Masanori Saito was born on August 17, 1942, and grew up in the Nakano section of Tokyo. At Meiji University, he was a stand-out amateur wrestler, and competed in 1963’s All Japan college championships is both the freestyle and Greco-Roman disciplines.

With the 1964 Summer Olympics in Tokyo, Saito gained much fame representing his country in the freestyle wrestling. He competed at 216 pounds, on his 5-foot-10 frame, and finished seventh.

Following the Olympics Rikidozan’s Japan Pro Wrestling Association recruited three big-name stars for pro wrestling — Saito, judoka/wrestler Tsuneharu Sugiyama (wrestler Thunder Sugiyama), and Masatake Kusatsu, a national rugby star, would become The Great Kusatsu. They were “The Golden Trio.”

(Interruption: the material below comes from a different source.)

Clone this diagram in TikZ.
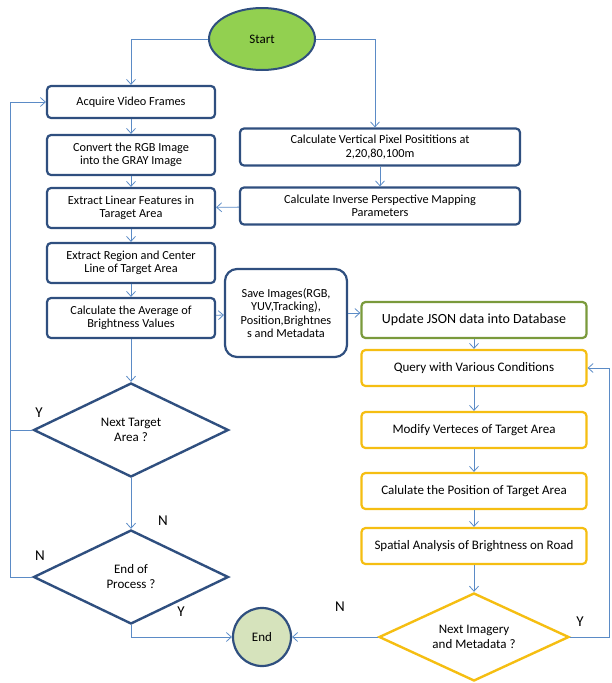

Mr. Saito as a champion. Courtesy of the Wrestling Revue Archives: www.wrestlingrevue.com

Saito bulked up and became a solid performer, wrestling professionally for 35 years. At various times, he was falsely billed as a medal-winner at the Olympics, and the year of his participation changed too so he didn’t seem so old.

While he held numerous singles titles, including the AWA World title at the age of 47, he was generally known as a tag team worker in North America, holding 19 major tag team titles during his career. One frequent partner was Kinji Shibuya, who was billed as his cousin.

Saito went to WWF in 1981 to team with Mr. Fuji and won the WWF tag team titles on two occasions.

“We got along pretty good. I met him in ’76 in San Francisco, when I was the United States champion. He wanted to go to New York,” recalled Fuji a few years back. All together, they teamed for three years.

In his autobiography, former NWA World champ Jack Brisco talked about wrestling Saito. “I enjoyed working with Saito. He had started as a professional about the same time I did. His first name was Masanori, but I don’t think he ever used it in the ring. It was always, Saito or Mr. Saito. He had quite an amateur record in Japan and had represented his country in the 1964 Olympics in Tokyo. At six feet and 250 pounds he was a good worker and a great heel to play to my baby-face role.”

The biggest publicity that Saito got in the U.S. came in May 1984, when he and Ken Patera (another Olympian), were convicted and sent to prison after a big brawl with police officers outside a McDonald’s in Waukesha, Wisc. “It took 18 officers to finally subdue Patera and Saito. Ten of the officers were seriously injured, six by Saito and four by Patera, including a female officer who suffered a broken leg and had to retire from police work,” wrote Meltzer. In a jury trial that gained a lot of local attention, both men were convicted and spent two years in prison.”